I could liquidate all my assets and bet the farm on starting a NanoSat launcher business in an unreasonable fashion. Based on projections this would be grossly under capitalized and even if I acomplish this its not clear that having an organization where the value lives in the head of the one old wizard really creates value. ( At some level I've already a got a business that looks a lot like this )
I could write a business plan to create a larger organization where the value is in the organization and systems created and and go out on the begging for investors road trip. I've personally seen some very smart people fail at this. I've also seen some really creative people be consumed by the continuous process of finding the next funding round. Business schmooze is not my thing and unless the process can be setup with enough resources to succeed upfront I'm hesitant. Business have natural size scaling issues. Some where between 5M and 20M there is a discontinuity where things like HR and overall business management come into being and
trying to learn the 20M business organization game at the same time as trying to do a really hard technical problem seem personally daunting.

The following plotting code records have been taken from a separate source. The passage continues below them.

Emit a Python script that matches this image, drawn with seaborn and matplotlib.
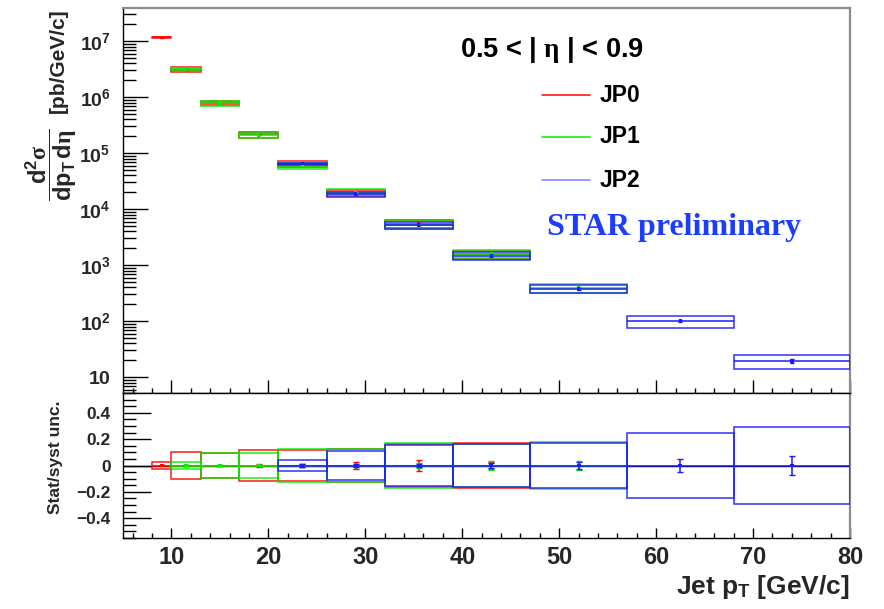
import numpy as np
import pandas as pd
import matplotlib
matplotlib.use("Agg")
import matplotlib.pyplot as plt
import seaborn as sns
from matplotlib.patches import Rectangle
from matplotlib.ticker import MultipleLocator, LogLocator, NullFormatter, FixedLocator, FixedFormatter

# ---------------- data ----------------
bin_edges = [8, 10, 13, 17, 21, 26, 32, 39, 47, 57, 68, 80]
bin_points = [9.0, 11.5, 15.0, 19.0, 23.5, 29.0, 35.5, 43.0, 52.0, 62.5, 74.0]

trigger_names = ["JP0", "JP1", "JP2"]
trigger_colors = ["#ff0000", "#00ee00", "#1a1aff"]
legend_colors = ["#ff0000", "#00ee00", "#7f7fff"]

jp0_bins = [0, 1, 2, 3, 4, 5, 6, 7]
jp0_xsec = [1.16e7, 3.1e6, 7.9e5, 2.15e5, 6.4e4, 1.95e4, 5.4e3, 1.55e3]
jp0_syst = [0.027, 0.105, 0.095, 0.118, 0.120, 0.126, 0.165, 0.170]
jp0_stat = [0.005, 0.006, 0.006, 0.008, 0.012, 0.028, 0.040, 0.030]

jp1_bins = [1, 2, 3, 4, 5, 6, 7, 8]
jp1_xsec = [3.2e6, 7.8e5, 2.1e5, 6.0e4, 2.0e4, 5.3e3, 1.6e3, 3.9e2]
jp1_syst = [0.028, 0.097, 0.098, 0.125, 0.124, 0.171, 0.160, 0.178]
jp1_stat = [0.004, 0.004, 0.005, 0.008, 0.012, 0.020, 0.037, 0.033]

jp2_bins = [4, 5, 6, 7, 8, 9, 10]
jp2_xsec = [6.5e4, 1.85e4, 5.2e3, 1.45e3, 3.75e2, 1.0e2, 19.3]
jp2_syst = [0.045, 0.110, 0.153, 0.162, 0.170, 0.245, 0.289]
jp2_stat = [0.010, 0.012, 0.015, 0.020, 0.030, 0.050, 0.072]

top_ticks = [10, 1e2, 1e3, 1e4, 1e5, 1e6, 1e7]
top_tick_labels = [r"$\mathbf{10}$", r"$\mathbf{10^{2}}$", r"$\mathbf{10^{3}}$", r"$\mathbf{10^{4}}$",
                   r"$\mathbf{10^{5}}$", r"$\mathbf{10^{6}}$", r"$\mathbf{10^{7}}$"]
low_ticks = [-0.4, -0.2, 0.0, 0.2, 0.4]
low_tick_labels = ["\u22120.4", "\u22120.2", "0", "0.2", "0.4"]

# ---------------- table ----------------
rows = []
for name, bins, xs, sy, st in [("JP0", jp0_bins, jp0_xsec, jp0_syst, jp0_stat),
                               ("JP1", jp1_bins, jp1_xsec, jp1_syst, jp1_stat),
                               ("JP2", jp2_bins, jp2_xsec, jp2_syst, jp2_stat)]:
    for b, v, s, t in zip(bins, xs, sy, st):
        rows.append(dict(trigger=name, lo=bin_edges[b], hi=bin_edges[b + 1], pt=bin_points[b],
                         xsec=v, syst=s, stat=t, rel=0.0))
df = pd.DataFrame(rows)

# ---------------- style ----------------
sns.set_theme(style="ticks")
plt.rcParams["font.family"] = ["Liberation Sans", "DejaVu Sans"]
plt.rcParams["font.weight"] = "bold"
plt.rcParams["mathtext.fontset"] = "custom"
plt.rcParams["mathtext.rm"] = "Liberation Serif"
plt.rcParams["mathtext.it"] = "Liberation Serif:italic"
plt.rcParams["mathtext.bf"] = "Liberation Sans:bold"
plt.rcParams["xtick.direction"] = "in"
plt.rcParams["ytick.direction"] = "in"

fig = plt.figure(figsize=(8.84, 6.09), dpi=100)
fig.patch.set_facecolor("white")
L, W = 123 / 884, (850 - 123) / 884
ax = fig.add_axes([L, 1 - 393 / 609, W, (393 - 8) / 609])
axr = fig.add_axes([L, 1 - 538 / 609, W, (538 - 393) / 609])

palette = dict(zip(trigger_names, trigger_colors))

for a in (ax, axr):
    a.set_facecolor("white")
    a.set_xlim(5, 80)
    for s in ("left", "bottom"):
        a.spines[s].set_color("black")
        a.spines[s].set_linewidth(1.0)
    for s in ("top", "right"):
        a.spines[s].set_color("#8c8c8c")
        a.spines[s].set_linewidth(1.6)
    a.xaxis.set_major_locator(MultipleLocator(10))
    a.xaxis.set_minor_locator(MultipleLocator(2))
axr.spines["top"].set_color("black")
axr.spines["top"].set_linewidth(1.0)

# ---------------- top panel ----------------
ax.set_yscale("log")
ax.set_ylim(5.2, 3.9e7)
for name in trigger_names:
    sub = df[df.trigger == name]
    c = palette[name]
    for _, r in sub.iterrows():
        ax.add_patch(Rectangle((r.lo, r.xsec * (1 - r.syst)), r.hi - r.lo, r.xsec * 2 * r.syst,
                               fill=False, edgecolor=c, lw=1.1, alpha=0.9, zorder=3))
    ax.hlines(sub.xsec, sub.lo, sub.hi, colors=c, lw=1.1, zorder=3)
    ax.errorbar(sub.pt, sub.xsec, yerr=sub.xsec * sub.stat, fmt="none", ecolor=c,
                elinewidth=1, capsize=1.5, zorder=4)
sns.scatterplot(data=df, x="pt", y="xsec", hue="trigger", palette=palette, marker="s",
                s=6, linewidth=0, legend=False, ax=ax, zorder=5)
ax.set_xlabel("")
ax.set_ylabel("")
ax.yaxis.set_major_locator(FixedLocator(top_ticks))
ax.yaxis.set_major_formatter(FixedFormatter(top_tick_labels))
ax.yaxis.set_minor_locator(LogLocator(base=10, subs=np.arange(2, 10)))
ax.yaxis.set_minor_formatter(NullFormatter())
ax.tick_params(axis="y", which="major", length=18, width=1, labelsize=14, pad=9, color="black")
ax.tick_params(axis="y", which="minor", length=9, width=1, color="black")
ax.tick_params(axis="x", which="major", length=9.4, width=1, labelbottom=False, color="black")
ax.tick_params(axis="x", which="minor", length=3.6, width=1, color="black")
ax.tick_params(right=False, top=False)

# texts and legend
ax.text(0.590, 0.891, r"0.5 < | $\mathrm{\eta}$ | < 0.9", transform=ax.transAxes,
        ha="center", va="center", fontsize=19.5, fontweight="bold", color="black")
for i, (name, lc) in enumerate(zip(trigger_names, legend_colors)):
    yy = [0.774, 0.666, 0.553][i]
    ax.plot([0.576, 0.642], [yy, yy], color=lc, lw=1.1, transform=ax.transAxes)
    ax.text(0.656, yy, name, transform=ax.transAxes, ha="left", va="center",
            fontsize=16.5, fontweight="bold", color="black")
ax.text(0.583, 0.431, "STAR preliminary", transform=ax.transAxes, ha="left", va="center",
        fontsize=23, fontweight="bold", family="Liberation Serif", color="#1c3cff")

fig.text(0.058, 1 - 164.5 / 609,
         r"$\dfrac{\mathbf{d^{2}}\mathrm{\sigma}}{\mathbf{dp_{T}}\,\mathbf{d}\mathrm{\eta}}$",
         rotation=90, ha="center", va="center", fontsize=17, fontweight="bold")
fig.text(0.066, 1 - 61 / 609, "[pb/GeV/c]",
         rotation=90, ha="center", va="center", fontsize=15, fontweight="bold")

# ---------------- ratio panel ----------------
axr.set_ylim(-0.55, 0.55)
axr.axhline(0, color="black", lw=1.0, zorder=2)
for name in trigger_names:
    sub = df[df.trigger == name]
    c = palette[name]
    for _, r in sub.iterrows():
        axr.add_patch(Rectangle((r.lo, -r.syst), r.hi - r.lo, 2 * r.syst,
                                fill=False, edgecolor=c, lw=1.1, alpha=0.9, zorder=3))
    axr.hlines(sub.rel, sub.lo, sub.hi, colors=c, lw=1.1, zorder=3)
    axr.errorbar(sub.pt, sub.rel, yerr=sub.stat, fmt="none", ecolor=c,
                 elinewidth=1.1, capsize=2, zorder=4)
sns.scatterplot(data=df, x="pt", y="rel", hue="trigger", palette=palette, marker="s",
                s=8, linewidth=0, legend=False, ax=axr, zorder=5)
axr.set_xlabel("")
axr.set_ylabel("")
axr.yaxis.set_major_locator(FixedLocator(low_ticks))
axr.yaxis.set_major_formatter(FixedFormatter(low_tick_labels))
axr.yaxis.set_minor_locator(MultipleLocator(0.05))
axr.tick_params(axis="y", which="major", length=20, width=1, labelsize=12.5, pad=9, color="black")
axr.tick_params(axis="y", which="minor", length=9.4, width=1, color="black")
axr.tick_params(axis="x", which="major", length=7.2, width=1, labelsize=17, pad=6, color="black")
axr.tick_params(axis="x", which="minor", length=3.6, width=1, color="black")
axr.tick_params(right=False, top=False)
for lab in axr.get_xticklabels() + axr.get_yticklabels() + ax.get_yticklabels():
    lab.set_fontweight("bold")

fig.text(0.063, 1 - 457 / 609, "Stat/syst unc.", rotation=90, ha="center", va="center",
         fontsize=12.5, fontweight="bold")
fig.text(850 / 884, 1 - 587 / 609, r"Jet p$_{\mathbf{T}}$ [GeV/c]", ha="right", va="center",
         fontsize=19, fontweight="bold")

fig.savefig("out.png", dpi=100, facecolor="white")
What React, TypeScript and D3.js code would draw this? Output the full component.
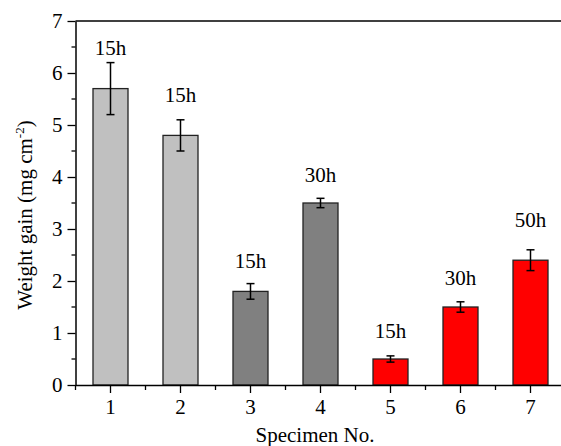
import * as d3 from "d3";
import { useEffect, useRef } from "react";

const specimens = ["1", "2", "3", "4", "5", "6", "7"];
const weightGain = [5.7, 4.8, 1.8, 3.5, 0.5, 1.5, 2.4];
const errors = [0.5, 0.3, 0.15, 0.09, 0.06, 0.1, 0.2];
const durations = ["15h", "15h", "15h", "30h", "15h", "30h", "50h"];
// baseline of each duration label, in data units
const labelLevels = [6.35, 5.45, 2.25, 3.9, 0.9, 1.92, 3.04];
const groups = ["light", "light", "dark", "dark", "red", "red", "red"];
const yTicks = [0, 1, 2, 3, 4, 5, 6, 7];

const colors: Record<string, string> = {
  light: "#c0c0c0",
  dark: "#808080",
  red: "#ff0000",
};

const FONT = "Liberation Serif, Times New Roman, serif";

const App = () => {
  const ref = useRef<SVGSVGElement | null>(null);

  useEffect(() => {
    document.body.style.margin = "0";
    if (!ref.current) return;
    const svg = d3.select(ref.current);
    svg.selectAll("*").remove();

    const width = 561;
    const height = 446;
    const left = 75.5;
    const top = 21;
    const bottom = 385;

    const x = d3
      .scaleBand<string>()
      .domain(specimens)
      .range([left, left + 490])
      .paddingInner(0.5)
      .paddingOuter(0.25);
    const step = x.step();
    const cx = (s: string) => x(s)! + x.bandwidth() / 2;

    const y = d3.scaleLinear().domain([0, 7]).range([bottom, top]);

    svg.attr("width", width).attr("height", height).style("font-family", FONT);

    const data = specimens.map((s, i) => ({
      s,
      v: weightGain[i],
      e: errors[i],
      label: durations[i],
      ly: labelLevels[i],
      g: groups[i],
    }));

    // bars
    svg
      .append("g")
      .selectAll("rect")
      .data(data)
      .join("rect")
      .attr("x", (d) => x(d.s)!)
      .attr("y", (d) => y(d.v))
      .attr("width", x.bandwidth())
      .attr("height", (d) => y(0) - y(d.v))
      .attr("fill", (d) => colors[d.g])
      .attr("stroke", "#222")
      .attr("stroke-width", 1.3);

    // error bars
    const eg = svg.append("g").attr("stroke", "#000").attr("stroke-width", 1.5);
    data.forEach((d) => {
      const c = cx(d.s);
      eg.append("line")
        .attr("x1", c)
        .attr("x2", c)
        .attr("y1", y(d.v - d.e))
        .attr("y2", y(d.v + d.e));
      [d.v - d.e, d.v + d.e].forEach((v) => {
        eg.append("line")
          .attr("x1", c - 4)
          .attr("x2", c + 4)
          .attr("y1", y(v))
          .attr("y2", y(v));
      });
    });

    // duration labels
    svg
      .append("g")
      .selectAll("text")
      .data(data)
      .join("text")
      .attr("x", (d) => cx(d.s))
      .attr("y", (d) => y(d.ly))
      .attr("text-anchor", "middle")
      .style("font-family", FONT)
      .style("font-size", "21px")
      .text((d) => d.label);

    // y axis
    const yAxis = svg
      .append("g")
      .attr("transform", `translate(${left},0)`)
      .call(
        d3
          .axisLeft(y)
          .tickValues(yTicks)
          .tickFormat(d3.format("d"))
          .tickSize(8)
          .tickSizeOuter(0)
          .tickPadding(5)
      );
    yAxis.select(".domain").attr("stroke-width", 1.5);
    yAxis.selectAll(".tick line").attr("stroke-width", 1.3);
    yAxis
      .selectAll(".tick text")
      .style("font-family", FONT)
      .style("font-size", "21px")
      .attr("fill", "#000");
    yAxis
      .selectAll("line.minor")
      .data(yTicks.slice(0, -1).map((t) => t + 0.5))
      .join("line")
      .attr("class", "minor")
      .attr("x1", -4)
      .attr("x2", 0)
      .attr("y1", (d) => y(d))
      .attr("y2", (d) => y(d))
      .attr("stroke", "#000")
      .attr("stroke-width", 1.3);

    // x axis
    const xAxis = svg
      .append("g")
      .attr("transform", `translate(0,${bottom})`)
      .call(d3.axisBottom(x).tickSize(8).tickSizeOuter(0).tickPadding(6));
    xAxis.select(".domain").attr("stroke-width", 1.5);
    xAxis.selectAll(".tick line").attr("stroke-width", 1.3);
    xAxis
      .selectAll(".tick text")
      .style("font-family", FONT)
      .style("font-size", "21px")
      .attr("fill", "#000");
    xAxis
      .selectAll("line.minor")
      .data([cx(specimens[0]) - step / 2, ...specimens.map((s) => cx(s) + step / 2)])
      .join("line")
      .attr("class", "minor")
      .attr("x1", (d) => d)
      .attr("x2", (d) => d)
      .attr("y1", 0)
      .attr("y2", 5)
      .attr("stroke", "#000")
      .attr("stroke-width", 1.3);

    // top frame line
    svg
      .append("line")
      .attr("x1", left)
      .attr("x2", left + 490)
      .attr("y1", top)
      .attr("y2", top)
      .attr("stroke", "#000")
      .attr("stroke-width", 1.5);

    // axis titles
    svg
      .append("text")
      .attr("x", 315)
      .attr("y", 442)
      .attr("text-anchor", "middle")
      .style("font-family", FONT)
      .style("font-size", "21px")
      .text("Specimen No.");

    const yt = svg
      .append("text")
      .attr("transform", "translate(32,215) rotate(-90)")
      .attr("text-anchor", "middle")
      .style("font-family", FONT)
      .style("font-size", "21px");
    yt.append("tspan").text("Weight gain (mg cm");
    yt.append("tspan").style("font-size", "13px").attr("dy", -8).text("-2");
    yt.append("tspan").attr("dy", 8).text(")");
  }, []);

  return <svg ref={ref} style={{ display: "block" }}></svg>;
};

export default App;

I could do some hybrid like working 1/2 time at NetBurner and liquidate some assets to build an all volunteer space business in San Diego (The Armadillo model) Unreasonable rocket has generated a lot of interest but the number of people that would show up once or twice a week on a regular basis for years seems to be vanishingly small.
I could say I'm done playing the rat race game, buy a Chris White Atlantic 48 and sail off into the sunset. (At one time this was a personal goal, my wife thinks I would be bored out of my mind.)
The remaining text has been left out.